Required task:
Quote the data below in full, minus the images.

Data extract:
━━━━━━━━━━━━━━━━━━━━
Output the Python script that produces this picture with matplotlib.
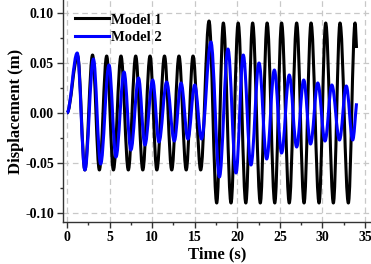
import matplotlib
matplotlib.use("Agg")
import matplotlib.pyplot as plt
from matplotlib.path import Path
from matplotlib.patches import PathPatch
from matplotlib.lines import Line2D
from matplotlib.ticker import MultipleLocator

# peaks and troughs: time (s), displacement (m)
t_model1 = [0, 1.25, 2.1, 3.0, 3.8, 4.66, 5.45, 6.34, 7.2, 8.07, 8.9, 9.75,
            10.55, 11.45, 12.3, 13.15, 14.0, 14.8, 15.7, 16.68, 17.58, 18.36,
            19.26, 20.1, 21.0, 21.8, 22.7, 23.5, 24.4, 25.2, 26.1, 26.97,
            27.84, 28.66, 29.6, 30.38, 31.28, 32.06, 33.04, 33.83, 34.0]
y_model1 = [0, 0.057, -0.057, 0.058, -0.057, 0.057, -0.057, 0.057, -0.057,
            0.057, -0.057, 0.057, -0.057, 0.057, -0.057, 0.057, -0.057, 0.057,
            -0.057, 0.092, -0.090, 0.090, -0.090, 0.090, -0.090, 0.090, -0.090,
            0.090, -0.090, 0.090, -0.090, 0.090, -0.090, 0.090, -0.090, 0.090,
            -0.090, 0.090, -0.090, 0.090, 0.065]

t_model2 = [0, 1.2, 2.1, 3.1, 3.95, 4.93, 5.75, 6.7, 7.5, 8.4, 9.15, 10.06,
            10.8, 11.7, 12.6, 13.4, 14.2, 15.0, 15.8, 16.9, 17.9, 18.9, 19.85,
            20.7, 21.6, 22.55, 23.45, 24.35, 25.2, 26.1, 26.97, 27.8, 28.6,
            29.45, 30.3, 31.1, 32.0, 32.8, 33.55, 34.0]
y_model2 = [0, 0.060, -0.057, 0.054, -0.051, 0.048, -0.044, 0.041, -0.037,
            0.035, -0.032, 0.033, -0.029, 0.031, -0.028, 0.030, -0.026, 0.028,
            -0.026, 0.071, -0.064, 0.064, -0.060, 0.058, -0.052, 0.050, -0.046,
            0.043, -0.040, 0.038, -0.034, 0.033, -0.031, 0.030, -0.028, 0.028,
            -0.027, 0.027, -0.027, 0.0097]

labels = ["Model 1", "Model 2"]
colors = ["black", "#0000ff"]


def wave_path(t, y, k=0.363):
    # smooth half-waves between extrema drawn as cubic Bezier segments
    verts = [(t[0], y[0])]
    codes = [Path.MOVETO]
    n = len(t)
    for i in range(1, n):
        dt = t[i] - t[i - 1]
        c1 = (t[i - 1] + k * dt, y[i - 1])
        if i == n - 1:
            c2 = (t[i] - dt / 3, y[i] - (y[i] - y[i - 1]) / 3)
        else:
            c2 = (t[i] - k * dt, y[i])
        verts += [c1, c2, (t[i], y[i])]
        codes += [Path.CURVE4] * 3
    return Path(verts, codes)


plt.rcParams["font.family"] = "Liberation Serif"
plt.rcParams["font.weight"] = "bold"

fig = plt.figure(figsize=(3.71, 2.64), dpi=100)
ax = fig.add_axes([63 / 371, 1 - 222 / 264, 308 / 371, 222 / 264])

for t, y, c in zip([t_model1, t_model2], [y_model1, y_model2], colors):
    ax.add_patch(PathPatch(wave_path(t, y), fill=False, edgecolor=c, lw=2.2,
                           joinstyle="round", capstyle="butt", zorder=3))

ax.set_xlim(-0.47, 35.7)
ax.set_ylim(-0.109, 0.113)
ax.xaxis.set_major_locator(MultipleLocator(5))
ax.xaxis.set_minor_locator(MultipleLocator(2.5))
ax.yaxis.set_major_locator(MultipleLocator(0.05))
ax.yaxis.set_minor_locator(MultipleLocator(0.025))
ax.yaxis.set_major_formatter(lambda v, p: f"{v:.2f}")

ax.grid(True, which="major", color="#c8c8c8", lw=0.9, ls=(0, (4.5, 3)))
ax.set_axisbelow(True)
for s in ["top", "right"]:
    ax.spines[s].set_visible(False)
for s in ["left", "bottom"]:
    ax.spines[s].set_color("#333333")
    ax.spines[s].set_linewidth(1)

ax.tick_params(which="major", direction="out", length=4, width=1,
               labelsize=10, pad=2.5, color="#333333")
ax.tick_params(which="minor", direction="out", length=2.5, width=1,
               color="#333333")

ax.set_xlabel("Time (s)", fontsize=12, fontweight="bold", labelpad=2)
ax.set_ylabel("Displacement (m)", fontsize=12, fontweight="bold", labelpad=1)

handles = [Line2D([], [], color=c, lw=2.2) for c in colors]
ax.legend(handles, labels, loc="upper left", bbox_to_anchor=(0.04, 0.94),
          frameon=False, handlelength=2.3, handletextpad=0.15,
          borderpad=0, borderaxespad=0, labelspacing=0.3,
          prop={"weight": "bold", "size": 10.5})

fig.savefig("out.png", dpi=100)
━━━━━━━━━━━━━━━━━━━━
Reply to the exercise:
Output the Python script that produces this picture with matplotlib.
import matplotlib
matplotlib.use("Agg")
import matplotlib.pyplot as plt
from matplotlib.path import Path
from matplotlib.patches import PathPatch
from matplotlib.lines import Line2D
from matplotlib.ticker import MultipleLocator

# peaks and troughs: time (s), displacement (m)
t_model1 = [0, 1.25, 2.1, 3.0, 3.8, 4.66, 5.45, 6.34, 7.2, 8.07, 8.9, 9.75,
            10.55, 11.45, 12.3, 13.15, 14.0, 14.8, 15.7, 16.68, 17.58, 18.36,
            19.26, 20.1, 21.0, 21.8, 22.7, 23.5, 24.4, 25.2, 26.1, 26.97,
            27.84, 28.66, 29.6, 30.38, 31.28, 32.06, 33.04, 33.83, 34.0]
y_model1 = [0, 0.057, -0.057, 0.058, -0.057, 0.057, -0.057, 0.057, -0.057,
            0.057, -0.057, 0.057, -0.057, 0.057, -0.057, 0.057, -0.057, 0.057,
            -0.057, 0.092, -0.090, 0.090, -0.090, 0.090, -0.090, 0.090, -0.090,
            0.090, -0.090, 0.090, -0.090, 0.090, -0.090, 0.090, -0.090, 0.090,
            -0.090, 0.090, -0.090, 0.090, 0.065]

t_model2 = [0, 1.2, 2.1, 3.1, 3.95, 4.93, 5.75, 6.7, 7.5, 8.4, 9.15, 10.06,
            10.8, 11.7, 12.6, 13.4, 14.2, 15.0, 15.8, 16.9, 17.9, 18.9, 19.85,
            20.7, 21.6, 22.55, 23.45, 24.35, 25.2, 26.1, 26.97, 27.8, 28.6,
            29.45, 30.3, 31.1, 32.0, 32.8, 33.55, 34.0]
y_model2 = [0, 0.060, -0.057, 0.054, -0.051, 0.048, -0.044, 0.041, -0.037,
            0.035, -0.032, 0.033, -0.029, 0.031, -0.028, 0.030, -0.026, 0.028,
            -0.026, 0.071, -0.064, 0.064, -0.060, 0.058, -0.052, 0.050, -0.046,
            0.043, -0.040, 0.038, -0.034, 0.033, -0.031, 0.030, -0.028, 0.028,
            -0.027, 0.027, -0.027, 0.0097]

labels = ["Model 1", "Model 2"]
colors = ["black", "#0000ff"]


def wave_path(t, y, k=0.363):
    # smooth half-waves between extrema drawn as cubic Bezier segments
    verts = [(t[0], y[0])]
    codes = [Path.MOVETO]
    n = len(t)
    for i in range(1, n):
        dt = t[i] - t[i - 1]
        c1 = (t[i - 1] + k * dt, y[i - 1])
        if i == n - 1:
            c2 = (t[i] - dt / 3, y[i] - (y[i] - y[i - 1]) / 3)
        else:
            c2 = (t[i] - k * dt, y[i])
        verts += [c1, c2, (t[i], y[i])]
        codes += [Path.CURVE4] * 3
    return Path(verts, codes)


plt.rcParams["font.family"] = "Liberation Serif"
plt.rcParams["font.weight"] = "bold"

fig = plt.figure(figsize=(3.71, 2.64), dpi=100)
ax = fig.add_axes([63 / 371, 1 - 222 / 264, 308 / 371, 222 / 264])

for t, y, c in zip([t_model1, t_model2], [y_model1, y_model2], colors):
    ax.add_patch(PathPatch(wave_path(t, y), fill=False, edgecolor=c, lw=2.2,
                           joinstyle="round", capstyle="butt", zorder=3))

ax.set_xlim(-0.47, 35.7)
ax.set_ylim(-0.109, 0.113)
ax.xaxis.set_major_locator(MultipleLocator(5))
ax.xaxis.set_minor_locator(MultipleLocator(2.5))
ax.yaxis.set_major_locator(MultipleLocator(0.05))
ax.yaxis.set_minor_locator(MultipleLocator(0.025))
ax.yaxis.set_major_formatter(lambda v, p: f"{v:.2f}")

ax.grid(True, which="major", color="#c8c8c8", lw=0.9, ls=(0, (4.5, 3)))
ax.set_axisbelow(True)
for s in ["top", "right"]:
    ax.spines[s].set_visible(False)
for s in ["left", "bottom"]:
    ax.spines[s].set_color("#333333")
    ax.spines[s].set_linewidth(1)

ax.tick_params(which="major", direction="out", length=4, width=1,
               labelsize=10, pad=2.5, color="#333333")
ax.tick_params(which="minor", direction="out", length=2.5, width=1,
               color="#333333")

ax.set_xlabel("Time (s)", fontsize=12, fontweight="bold", labelpad=2)
ax.set_ylabel("Displacement (m)", fontsize=12, fontweight="bold", labelpad=1)

handles = [Line2D([], [], color=c, lw=2.2) for c in colors]
ax.legend(handles, labels, loc="upper left", bbox_to_anchor=(0.04, 0.94),
          frameon=False, handlelength=2.3, handletextpad=0.15,
          borderpad=0, borderaxespad=0, labelspacing=0.3,
          prop={"weight": "bold", "size": 10.5})

fig.savefig("out.png", dpi=100)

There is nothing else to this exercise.